The exercise
Output the full listing below exactly, without the pictures.

%%

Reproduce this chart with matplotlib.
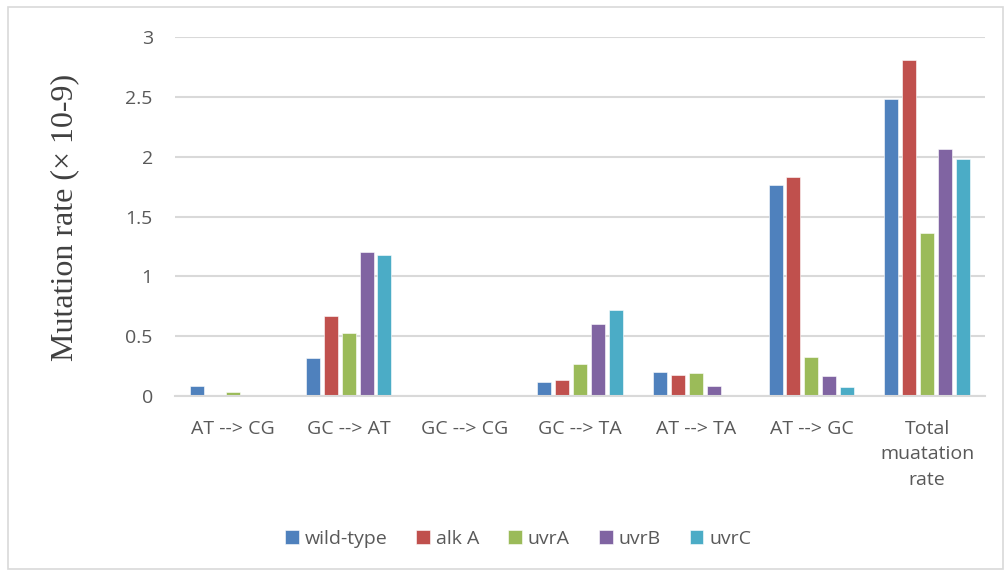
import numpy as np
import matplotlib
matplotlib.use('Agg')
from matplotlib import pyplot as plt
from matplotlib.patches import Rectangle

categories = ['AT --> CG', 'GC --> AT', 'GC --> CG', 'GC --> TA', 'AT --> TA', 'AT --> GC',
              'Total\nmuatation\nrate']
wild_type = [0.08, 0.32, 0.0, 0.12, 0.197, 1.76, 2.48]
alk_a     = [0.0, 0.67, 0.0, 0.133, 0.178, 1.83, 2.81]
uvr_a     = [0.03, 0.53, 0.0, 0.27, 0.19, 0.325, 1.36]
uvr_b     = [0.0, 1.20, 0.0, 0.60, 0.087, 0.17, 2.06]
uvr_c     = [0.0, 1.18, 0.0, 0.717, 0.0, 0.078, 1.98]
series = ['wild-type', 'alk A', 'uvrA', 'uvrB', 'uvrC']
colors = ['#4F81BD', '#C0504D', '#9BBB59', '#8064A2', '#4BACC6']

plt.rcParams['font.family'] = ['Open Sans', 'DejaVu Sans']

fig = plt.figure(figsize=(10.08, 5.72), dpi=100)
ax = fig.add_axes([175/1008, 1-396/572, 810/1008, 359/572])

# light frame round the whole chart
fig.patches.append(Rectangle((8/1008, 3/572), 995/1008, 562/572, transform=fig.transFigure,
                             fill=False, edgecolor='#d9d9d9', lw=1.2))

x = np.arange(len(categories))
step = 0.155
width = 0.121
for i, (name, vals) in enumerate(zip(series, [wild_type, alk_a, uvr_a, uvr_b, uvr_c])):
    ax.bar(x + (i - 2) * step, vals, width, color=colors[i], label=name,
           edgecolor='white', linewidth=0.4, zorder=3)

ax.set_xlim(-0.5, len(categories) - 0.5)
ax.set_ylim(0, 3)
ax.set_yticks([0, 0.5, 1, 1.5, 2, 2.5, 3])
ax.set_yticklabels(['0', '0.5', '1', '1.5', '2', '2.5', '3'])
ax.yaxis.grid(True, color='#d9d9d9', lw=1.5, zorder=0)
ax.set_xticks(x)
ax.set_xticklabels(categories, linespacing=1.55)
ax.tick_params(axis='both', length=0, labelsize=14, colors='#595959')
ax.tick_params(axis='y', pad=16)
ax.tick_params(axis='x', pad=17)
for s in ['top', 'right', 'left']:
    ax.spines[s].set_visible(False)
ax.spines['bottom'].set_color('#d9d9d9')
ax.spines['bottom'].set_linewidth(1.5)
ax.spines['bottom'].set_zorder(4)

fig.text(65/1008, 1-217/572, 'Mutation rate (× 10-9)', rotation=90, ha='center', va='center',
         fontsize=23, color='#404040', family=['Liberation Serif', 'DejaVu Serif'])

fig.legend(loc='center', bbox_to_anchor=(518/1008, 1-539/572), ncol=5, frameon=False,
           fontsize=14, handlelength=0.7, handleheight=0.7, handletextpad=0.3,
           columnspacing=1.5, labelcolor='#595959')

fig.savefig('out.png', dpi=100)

%%

Written solution
Reproduce this chart with matplotlib.
import numpy as np
import matplotlib
matplotlib.use('Agg')
from matplotlib import pyplot as plt
from matplotlib.patches import Rectangle

categories = ['AT --> CG', 'GC --> AT', 'GC --> CG', 'GC --> TA', 'AT --> TA', 'AT --> GC',
              'Total\nmuatation\nrate']
wild_type = [0.08, 0.32, 0.0, 0.12, 0.197, 1.76, 2.48]
alk_a     = [0.0, 0.67, 0.0, 0.133, 0.178, 1.83, 2.81]
uvr_a     = [0.03, 0.53, 0.0, 0.27, 0.19, 0.325, 1.36]
uvr_b     = [0.0, 1.20, 0.0, 0.60, 0.087, 0.17, 2.06]
uvr_c     = [0.0, 1.18, 0.0, 0.717, 0.0, 0.078, 1.98]
series = ['wild-type', 'alk A', 'uvrA', 'uvrB', 'uvrC']
colors = ['#4F81BD', '#C0504D', '#9BBB59', '#8064A2', '#4BACC6']

plt.rcParams['font.family'] = ['Open Sans', 'DejaVu Sans']

fig = plt.figure(figsize=(10.08, 5.72), dpi=100)
ax = fig.add_axes([175/1008, 1-396/572, 810/1008, 359/572])

# light frame round the whole chart
fig.patches.append(Rectangle((8/1008, 3/572), 995/1008, 562/572, transform=fig.transFigure,
                             fill=False, edgecolor='#d9d9d9', lw=1.2))

x = np.arange(len(categories))
step = 0.155
width = 0.121
for i, (name, vals) in enumerate(zip(series, [wild_type, alk_a, uvr_a, uvr_b, uvr_c])):
    ax.bar(x + (i - 2) * step, vals, width, color=colors[i], label=name,
           edgecolor='white', linewidth=0.4, zorder=3)

ax.set_xlim(-0.5, len(categories) - 0.5)
ax.set_ylim(0, 3)
ax.set_yticks([0, 0.5, 1, 1.5, 2, 2.5, 3])
ax.set_yticklabels(['0', '0.5', '1', '1.5', '2', '2.5', '3'])
ax.yaxis.grid(True, color='#d9d9d9', lw=1.5, zorder=0)
ax.set_xticks(x)
ax.set_xticklabels(categories, linespacing=1.55)
ax.tick_params(axis='both', length=0, labelsize=14, colors='#595959')
ax.tick_params(axis='y', pad=16)
ax.tick_params(axis='x', pad=17)
for s in ['top', 'right', 'left']:
    ax.spines[s].set_visible(False)
ax.spines['bottom'].set_color('#d9d9d9')
ax.spines['bottom'].set_linewidth(1.5)
ax.spines['bottom'].set_zorder(4)

fig.text(65/1008, 1-217/572, 'Mutation rate (× 10-9)', rotation=90, ha='center', va='center',
         fontsize=23, color='#404040', family=['Liberation Serif', 'DejaVu Serif'])

fig.legend(loc='center', bbox_to_anchor=(518/1008, 1-539/572), ncol=5, frameon=False,
           fontsize=14, handlelength=0.7, handleheight=0.7, handletextpad=0.3,
           columnspacing=1.5, labelcolor='#595959')

fig.savefig('out.png', dpi=100)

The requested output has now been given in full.